I'll spend part of this holiday reflecting on how I caught the Fairport Convention bug in 1988, when I was 17 years old and a couple of slightly older friends played a cassette of In Real Time: Live '87 in the car whenever we drove anywhere in our native Northeast Ohio.  I heard Matty Groves blasting late one night as we sped down a deserted suburban street, and in those few minutes I became transfixed by the gestalt of the timbres of Pegg, Nicol, Sanders, Dave Mattacks, and Maartin Allcock.  Such a simple chord structure -- such engrossing lyrics.  I got my own copy of In Real Time, soon acquired Gladys' Leap on CD, and 29 years later have shelves packed with CDs and tapes of many configurations of what rapidly became my second-favorite band (eclipsed until 1999 by Jethro Tull).  When I heard The Wood & The Wire album, I realized that my passion for Ian Anderson's oeuvre was fading while those folk-rock dudes in FC were creating fresh, exciting, diverse material that stimulated my imagination and often contained lyrics that stirred my soul.  (I still quite like the 1999 Jethro Tull CD [J-Tull Dot Com], and I still rotate some Tull into my gonzo self-prescribed music appreciation hours, but ultimately Ian Anderson is but one man, albeit always backed by other musicians who work magic on their instruments, but still -- Fairport Convention is much more than one man, one songwriter, one flutist on one leg.)
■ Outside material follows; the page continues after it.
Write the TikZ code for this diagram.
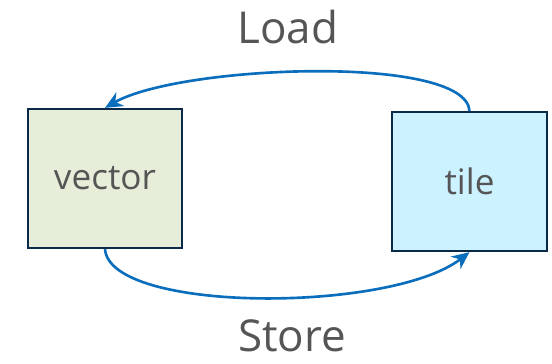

The output of Jethro Tull ceased in 2011, and eventually Ian Anderson will fall silent.  I rather like Simon Nicol's quotation on the inside back cover (page 169) of the marvelous book from the FAIRPORT unCONVENTIONal box set: "Why shouldn't there be a Fairport Convention in fifty or a hundred years?"

Why shouldn't there be, indeed.  Here's to the next five or ten decades, Fairport Convention.

To the Fairport of the year 2117, I implore you: should you read this century-old message, please rock jaw-dropping renditions of Sloth as often as possible.